Ma anche Banca CF+, nata da una costola del Credito Fondiario (era la divisione credito in bonis, mentre il business sul distressed credit era confluito in Gardant a fine luglio 2021, si veda altro articolo di BeBeez), potrebbe conoscere una crescita sostenuta grazie all’acquisizione, lo scorso marzo, delle operations di Credimi (si veda altro articolo di BeBeez), la open bank fondata da Ignazio Rocco di Torrepadula inizialmente come invoice trader, e che grazie allo status di banca di CF+ si assicurata una a lungo cercata fonte di raccolta a basso costo.
Tra l’altro è interessante notare che, secondo quanto riferito nell’analisi di PWC, gran parte dei finanziamenti garantiti dal MCC andava a rifinanziare esposizioni contratte in precedenza dalle aziende, il che è sintomo del forte fabbisogno di liquidità delle pmi italiane. Tendenza confermata dalla costante crescita del factoring, di cui le Pmi rappresentano l’80% del numero di clienti e il 20% del turnover. Quest’ultimo nel 2022 ha toccato il massimo storico di 287 miliardi di euro stando ai dati di Assifact riportati nella ricerca. In tale contesto, un gruppo di istituti particolarmente attivi in questo mercato e molto presenti sul segmento Pmi, cioè illimity, Clessidra Factoring, Generalfinance e Banca Ifis hanno messo a segno una crescita molto sostenuta.
Più nel dettaglio, illimity a metà del 2023 ha realizzato un turnover di 3,3 miliardi di euro, tramite la divisione Growth Credit, in crescita del 32% sul trimestre precedente. (si veda altro articolo di BeBeez). Dal canto suo Clessidra Factoring nella prima metà del 2023 ha accresciuto il turnover del 47% rispetto allo stesso periodo del 2022, a 286 milioni di euro, e di ben il 56% se si considera il monte crediti (si veda altro articolo di BeBeez). Nel frattempo Generalfinance, quotata al segmento Star di Piazza Affari e specializzata nel fornire liquidità ad aziende in tensione finanziaria, ha chouso il primo semestre dell’anno con un turnover in progresso del 22% a 1,1 miliardi di euro (si veda qui il comunicato stampa).
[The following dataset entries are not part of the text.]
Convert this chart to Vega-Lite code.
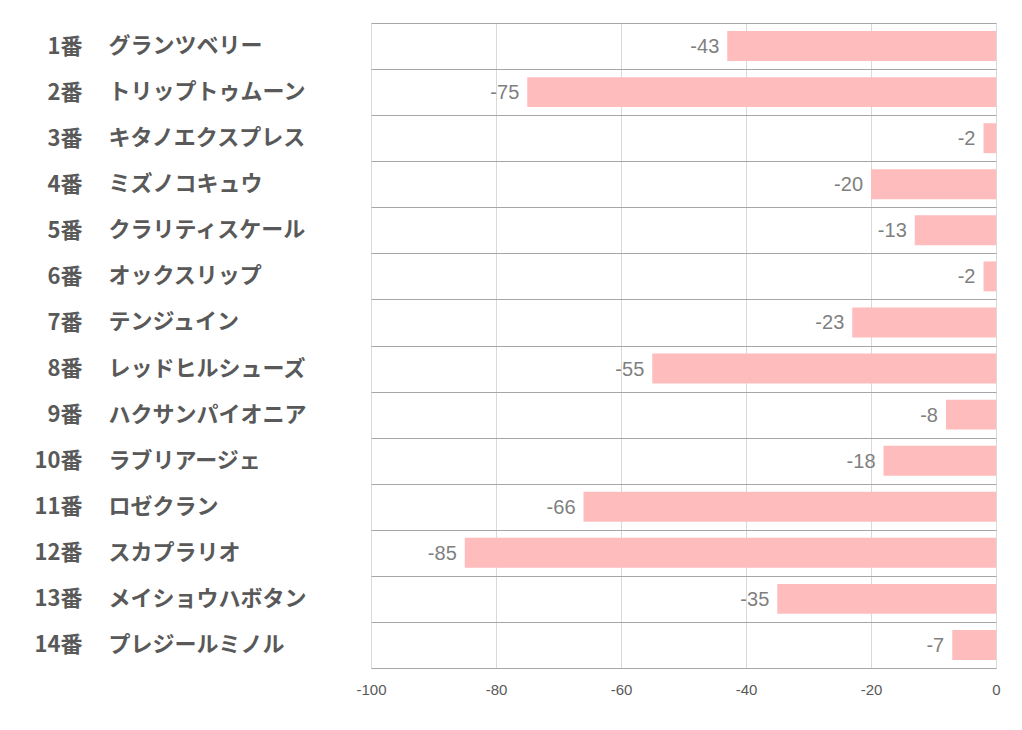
{
  "$schema": "https://vega.github.io/schema/vega-lite/v6.json",
  "width": 625,
  "height": 645,
  "autosize": {"type": "none"},
  "padding": {"left": 371, "top": 23, "right": 26, "bottom": 62},
  "background": "#ffffff",
  "config": {"view": {"stroke": null}},
  "data": {
    "values": [
      {"key": "1番|グランツベリー", "value": -43},
      {"key": "2番|トリップトゥムーン", "value": -75},
      {"key": "3番|キタノエクスプレス", "value": -2},
      {"key": "4番|ミズノコキュウ", "value": -20},
      {"key": "5番|クラリティスケール", "value": -13},
      {"key": "6番|オックスリップ", "value": -2},
      {"key": "7番|テンジュイン", "value": -23},
      {"key": "8番|レッドヒルシューズ", "value": -55},
      {"key": "9番|ハクサンパイオニア", "value": -8},
      {"key": "10番|ラブリアージェ", "value": -18},
      {"key": "11番|ロゼクラン", "value": -66},
      {"key": "12番|スカプラリオ", "value": -85},
      {"key": "13番|メイショウハボタン", "value": -35},
      {"key": "14番|プレジールミノル", "value": -7}
    ]
  },
  "layer": [
    {
      "mark": {"type": "bar", "color": "#ffbcbc", "height": {"band": 0.65}},
      "encoding": {
        "y": {
          "field": "key",
          "type": "nominal",
          "sort": null,
          "scale": {"paddingInner": 0, "paddingOuter": 0},
          "axis": {
            "orient": "left",
            "title": null,
            "labelExpr": "isString(datum.value) ? split(datum.value, '|')[0] : ''",
            "labelAlign": "right",
            "labelPadding": 289,
            "labelLimit": 0,
            "labelFont": "Noto Sans CJK JP",
            "labelFontWeight": "bold",
            "labelFontSize": 22,
            "labelColor": "#595959",
            "ticks": false,
            "domain": false,
            "grid": true,
            "tickBand": "extent",
            "gridColor": "#a6a6a6",
            "gridWidth": 1
          }
        },
        "x": {
          "field": "value",
          "type": "quantitative",
          "scale": {"domain": [-100, 0], "nice": false},
          "axis": {
            "title": null,
            "values": [-100, -80, -60, -40, -20, 0],
            "labelExpr": "'' + datum.value",
            "labelFlush": false,
            "ticks": false,
            "domain": false,
            "grid": true,
            "gridColor": "#d9d9d9",
            "labelFont": "Liberation Sans",
            "labelFontSize": 15,
            "labelColor": "#595959",
            "labelPadding": 14
          }
        }
      }
    },
    {
      "mark": {"type": "text", "align": "right", "baseline": "middle", "dx": -8, "dy": 1, "font": "Liberation Sans", "fontSize": 20, "color": "#7f7f7f"},
      "encoding": {
        "y": {
          "field": "key",
          "type": "nominal",
          "sort": null,
          "axis": {
            "orient": "left",
            "title": null,
            "labelExpr": "isString(datum.value) ? split(datum.value, '|')[1] : ''",
            "labelAlign": "left",
            "labelPadding": 263,
            "labelLimit": 0,
            "labelFont": "Noto Sans CJK JP",
            "labelFontWeight": "bold",
            "labelFontSize": 22,
            "labelColor": "#595959",
            "ticks": false,
            "domain": false,
            "grid": false
          }
        },
        "x": {"field": "value", "type": "quantitative"},
        "text": {"field": "value", "type": "nominal"}
      }
    }
  ],
  "resolve": {"axis": {"y": "independent"}}
}
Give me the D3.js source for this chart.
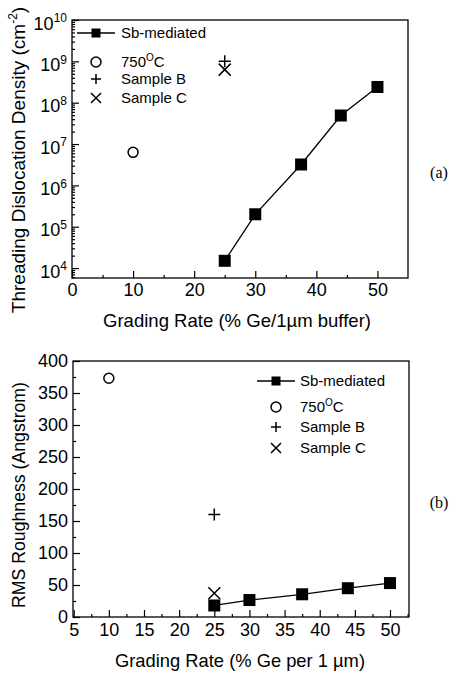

Infine Banca Ifis, di gran lunga il maggior player del gruppo, dato che fino a qualche anno fa era anche il suo core business, che ha incrementato il turnover dell’11%, ma partendo da grandezze ben diverse, visto che l’istituto guidato dal ceo Frederik Geertman è tra i top ten del mercato italiano con 13,7 miliardi di turnover a fine 2022.